A different method to skip the red zone: Ship-to-ship (STS) transfers are starting to look less like a niche tanker operation and more like one of the market’s practical workarounds for a Strait of Hormuz that still is not back to business as usual.

The mechanics and what it solves

Splitting the voyage: If passage is costly, uncertain, or simply too risky for certain owners and crews, STS gives traders and buyers another way to keep barrels moving — it allows a ship to load one leg, transfer offshore, and let another vessel handle the rest of the voyage.

Case in point: Russia showed the logic clearly in its March trade, where sanctions, harsh weather, and a shortage of suitable ice-class tankers drove more naphtha and fuel oil cargoes through STS operations near Port Said, Togo, Al Hoceima, and Augusta.

Japan’s tankers workaround: Japan is now relying on offshore oil transfers away from the Middle East to secure crude while keeping its tankers out of a war zone that has become too risky for ships and crews.

How is Japan making STS work? The VLCC Kisogawa is now bound for Hokkaido after receiving roughly 1.2 mn barrels of Murban crude from Rio De Janeiro Energy in an offshore transfer off Linggi on Malaysia’s west coast. The move followed another Murban cargo that was transferred at sea last week and is currently bound for Japan.

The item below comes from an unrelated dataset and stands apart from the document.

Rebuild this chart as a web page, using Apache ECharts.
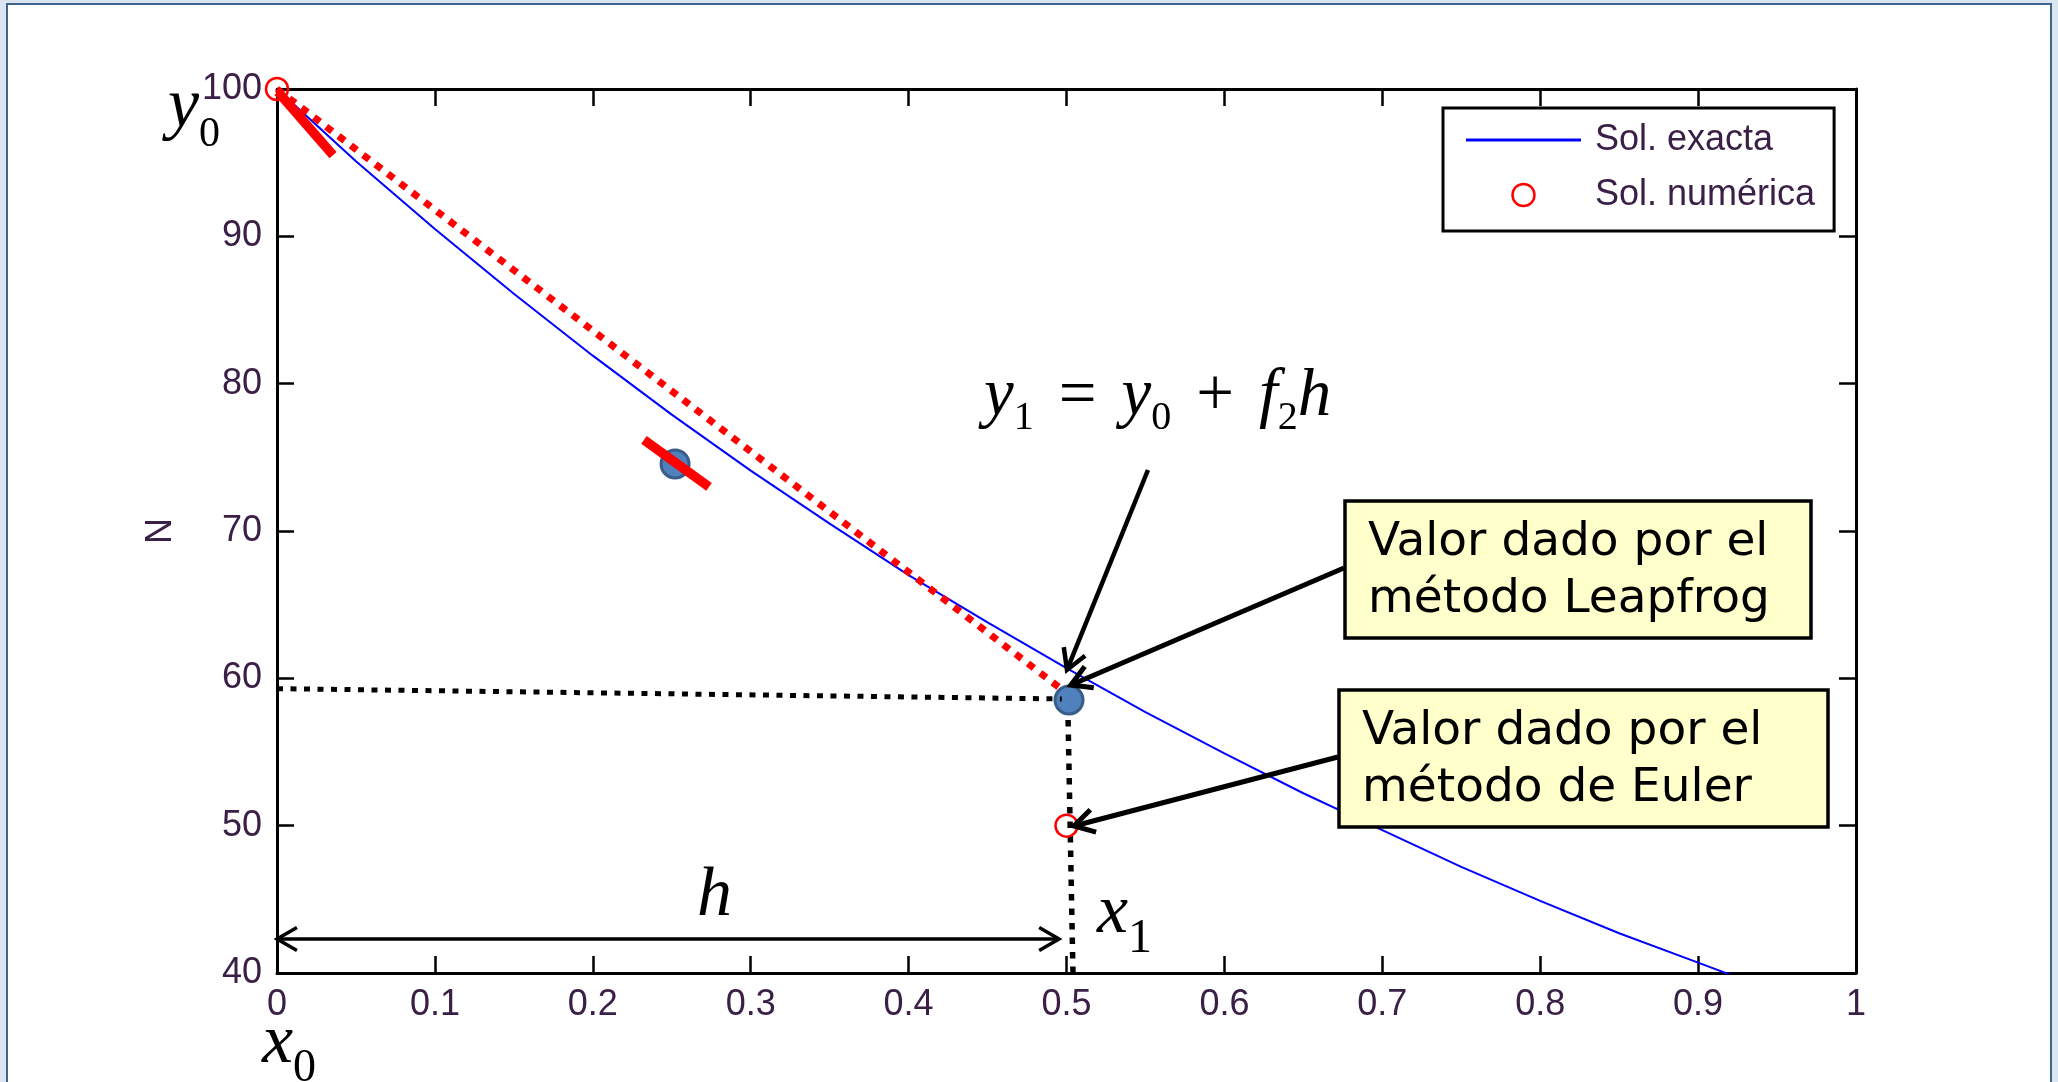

The downsides are not small

It solves one problem by creating a few others: STS adds another live marine operation to the chain, with more exposure to mooring loads, fenders, hoses, environmental conditions, cargo procedures, and spill risk, according to the International Maritime Organization (pdf). It also shifts the pressure on time, cost, and liability. The method is at the charterer’srisk, cost, expense, and time, while requiring a safe area and adequate equipment.

Our take: Even as STS keeps barrels moving, it can still mean slower execution, higher costs, and more room for claims if anything goes wrong.